• **TASK GOAL**
All of the lines below are to be transcribed faithfully, with pictures excluded from the copy.

■ ■ ■ ■ ■ ■ ■

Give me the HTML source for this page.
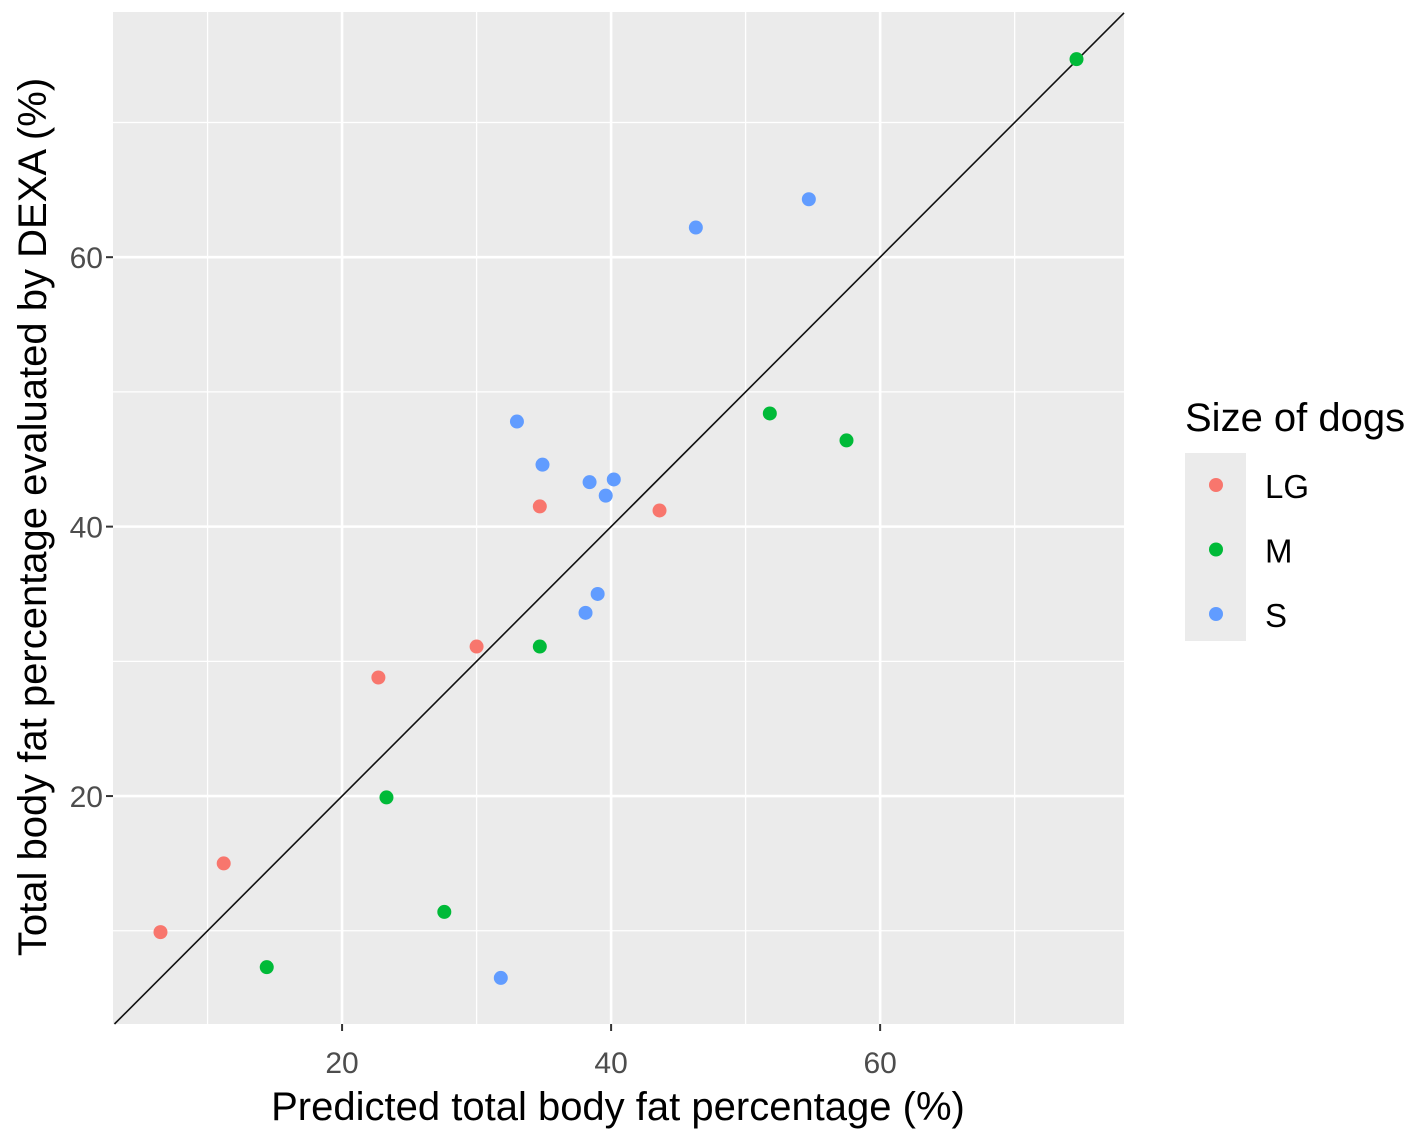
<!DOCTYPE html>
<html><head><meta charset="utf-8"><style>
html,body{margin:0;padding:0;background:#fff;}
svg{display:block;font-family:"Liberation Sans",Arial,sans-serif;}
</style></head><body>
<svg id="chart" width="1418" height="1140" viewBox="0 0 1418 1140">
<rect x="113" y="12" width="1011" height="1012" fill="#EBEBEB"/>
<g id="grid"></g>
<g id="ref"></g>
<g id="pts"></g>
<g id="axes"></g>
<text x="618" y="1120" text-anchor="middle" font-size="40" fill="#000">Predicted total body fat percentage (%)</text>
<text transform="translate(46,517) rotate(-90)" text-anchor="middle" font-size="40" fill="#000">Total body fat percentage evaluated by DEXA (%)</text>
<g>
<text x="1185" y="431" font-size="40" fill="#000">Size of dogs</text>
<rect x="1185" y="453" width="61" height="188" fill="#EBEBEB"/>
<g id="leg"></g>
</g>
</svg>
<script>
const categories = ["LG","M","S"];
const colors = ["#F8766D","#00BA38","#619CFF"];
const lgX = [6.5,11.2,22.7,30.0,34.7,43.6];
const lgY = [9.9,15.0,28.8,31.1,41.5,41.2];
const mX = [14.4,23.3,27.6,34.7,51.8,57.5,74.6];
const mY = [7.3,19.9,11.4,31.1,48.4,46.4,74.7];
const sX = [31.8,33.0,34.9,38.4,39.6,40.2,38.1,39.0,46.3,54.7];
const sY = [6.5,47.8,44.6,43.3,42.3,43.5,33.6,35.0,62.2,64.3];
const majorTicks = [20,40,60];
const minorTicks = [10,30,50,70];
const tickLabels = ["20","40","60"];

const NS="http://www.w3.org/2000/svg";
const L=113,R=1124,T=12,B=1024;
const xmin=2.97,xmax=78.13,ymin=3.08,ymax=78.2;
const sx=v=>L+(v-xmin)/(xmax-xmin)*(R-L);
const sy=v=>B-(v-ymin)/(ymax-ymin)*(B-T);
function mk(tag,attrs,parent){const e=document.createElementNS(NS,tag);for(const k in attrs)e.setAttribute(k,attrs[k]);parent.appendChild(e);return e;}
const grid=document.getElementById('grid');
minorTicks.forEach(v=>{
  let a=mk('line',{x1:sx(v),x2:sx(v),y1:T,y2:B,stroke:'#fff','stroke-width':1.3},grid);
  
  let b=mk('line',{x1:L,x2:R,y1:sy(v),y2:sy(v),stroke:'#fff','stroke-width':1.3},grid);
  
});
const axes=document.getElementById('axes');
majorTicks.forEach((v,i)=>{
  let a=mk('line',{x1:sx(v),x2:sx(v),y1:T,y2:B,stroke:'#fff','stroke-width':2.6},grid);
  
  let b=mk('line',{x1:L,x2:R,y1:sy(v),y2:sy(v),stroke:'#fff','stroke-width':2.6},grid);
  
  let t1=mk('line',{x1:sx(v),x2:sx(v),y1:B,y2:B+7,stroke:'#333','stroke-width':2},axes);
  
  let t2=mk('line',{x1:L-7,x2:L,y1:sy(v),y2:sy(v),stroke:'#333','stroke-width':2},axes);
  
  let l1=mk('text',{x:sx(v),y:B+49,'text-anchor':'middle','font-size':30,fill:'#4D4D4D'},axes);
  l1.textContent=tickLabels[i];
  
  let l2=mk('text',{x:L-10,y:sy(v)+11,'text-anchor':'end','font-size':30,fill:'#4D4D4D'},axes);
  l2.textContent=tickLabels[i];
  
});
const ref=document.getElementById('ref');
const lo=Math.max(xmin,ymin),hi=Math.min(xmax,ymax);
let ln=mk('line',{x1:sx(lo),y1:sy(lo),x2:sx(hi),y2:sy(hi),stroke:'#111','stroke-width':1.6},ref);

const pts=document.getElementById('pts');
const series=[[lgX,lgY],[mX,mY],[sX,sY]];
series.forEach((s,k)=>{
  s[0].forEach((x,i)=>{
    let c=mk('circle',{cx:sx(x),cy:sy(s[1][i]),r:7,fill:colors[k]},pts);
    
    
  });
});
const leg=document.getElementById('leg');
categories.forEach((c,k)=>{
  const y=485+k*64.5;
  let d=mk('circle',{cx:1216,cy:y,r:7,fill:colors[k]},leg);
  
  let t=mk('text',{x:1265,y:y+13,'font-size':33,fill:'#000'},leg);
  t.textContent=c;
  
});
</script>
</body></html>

■ ■ ■ ■ ■ ■ ■

• **ANSWER TO THE TASK**
Give me the HTML source for this page.
<!DOCTYPE html>
<html><head><meta charset="utf-8"><style>
html,body{margin:0;padding:0;background:#fff;}
svg{display:block;font-family:"Liberation Sans",Arial,sans-serif;}
</style></head><body>
<svg id="chart" width="1418" height="1140" viewBox="0 0 1418 1140">
<rect x="113" y="12" width="1011" height="1012" fill="#EBEBEB"/>
<g id="grid"></g>
<g id="ref"></g>
<g id="pts"></g>
<g id="axes"></g>
<text x="618" y="1120" text-anchor="middle" font-size="40" fill="#000">Predicted total body fat percentage (%)</text>
<text transform="translate(46,517) rotate(-90)" text-anchor="middle" font-size="40" fill="#000">Total body fat percentage evaluated by DEXA (%)</text>
<g>
<text x="1185" y="431" font-size="40" fill="#000">Size of dogs</text>
<rect x="1185" y="453" width="61" height="188" fill="#EBEBEB"/>
<g id="leg"></g>
</g>
</svg>
<script>
const categories = ["LG","M","S"];
const colors = ["#F8766D","#00BA38","#619CFF"];
const lgX = [6.5,11.2,22.7,30.0,34.7,43.6];
const lgY = [9.9,15.0,28.8,31.1,41.5,41.2];
const mX = [14.4,23.3,27.6,34.7,51.8,57.5,74.6];
const mY = [7.3,19.9,11.4,31.1,48.4,46.4,74.7];
const sX = [31.8,33.0,34.9,38.4,39.6,40.2,38.1,39.0,46.3,54.7];
const sY = [6.5,47.8,44.6,43.3,42.3,43.5,33.6,35.0,62.2,64.3];
const majorTicks = [20,40,60];
const minorTicks = [10,30,50,70];
const tickLabels = ["20","40","60"];

const NS="http://www.w3.org/2000/svg";
const L=113,R=1124,T=12,B=1024;
const xmin=2.97,xmax=78.13,ymin=3.08,ymax=78.2;
const sx=v=>L+(v-xmin)/(xmax-xmin)*(R-L);
const sy=v=>B-(v-ymin)/(ymax-ymin)*(B-T);
function mk(tag,attrs,parent){const e=document.createElementNS(NS,tag);for(const k in attrs)e.setAttribute(k,attrs[k]);parent.appendChild(e);return e;}
const grid=document.getElementById('grid');
minorTicks.forEach(v=>{
  let a=mk('line',{x1:sx(v),x2:sx(v),y1:T,y2:B,stroke:'#fff','stroke-width':1.3},grid);
  
  let b=mk('line',{x1:L,x2:R,y1:sy(v),y2:sy(v),stroke:'#fff','stroke-width':1.3},grid);
  
});
const axes=document.getElementById('axes');
majorTicks.forEach((v,i)=>{
  let a=mk('line',{x1:sx(v),x2:sx(v),y1:T,y2:B,stroke:'#fff','stroke-width':2.6},grid);
  
  let b=mk('line',{x1:L,x2:R,y1:sy(v),y2:sy(v),stroke:'#fff','stroke-width':2.6},grid);
  
  let t1=mk('line',{x1:sx(v),x2:sx(v),y1:B,y2:B+7,stroke:'#333','stroke-width':2},axes);
  
  let t2=mk('line',{x1:L-7,x2:L,y1:sy(v),y2:sy(v),stroke:'#333','stroke-width':2},axes);
  
  let l1=mk('text',{x:sx(v),y:B+49,'text-anchor':'middle','font-size':30,fill:'#4D4D4D'},axes);
  l1.textContent=tickLabels[i];
  
  let l2=mk('text',{x:L-10,y:sy(v)+11,'text-anchor':'end','font-size':30,fill:'#4D4D4D'},axes);
  l2.textContent=tickLabels[i];
  
});
const ref=document.getElementById('ref');
const lo=Math.max(xmin,ymin),hi=Math.min(xmax,ymax);
let ln=mk('line',{x1:sx(lo),y1:sy(lo),x2:sx(hi),y2:sy(hi),stroke:'#111','stroke-width':1.6},ref);

const pts=document.getElementById('pts');
const series=[[lgX,lgY],[mX,mY],[sX,sY]];
series.forEach((s,k)=>{
  s[0].forEach((x,i)=>{
    let c=mk('circle',{cx:sx(x),cy:sy(s[1][i]),r:7,fill:colors[k]},pts);
    
    
  });
});
const leg=document.getElementById('leg');
categories.forEach((c,k)=>{
  const y=485+k*64.5;
  let d=mk('circle',{cx:1216,cy:y,r:7,fill:colors[k]},leg);
  
  let t=mk('text',{x:1265,y:y+13,'font-size':33,fill:'#000'},leg);
  t.textContent=c;
  
});
</script>
</body></html>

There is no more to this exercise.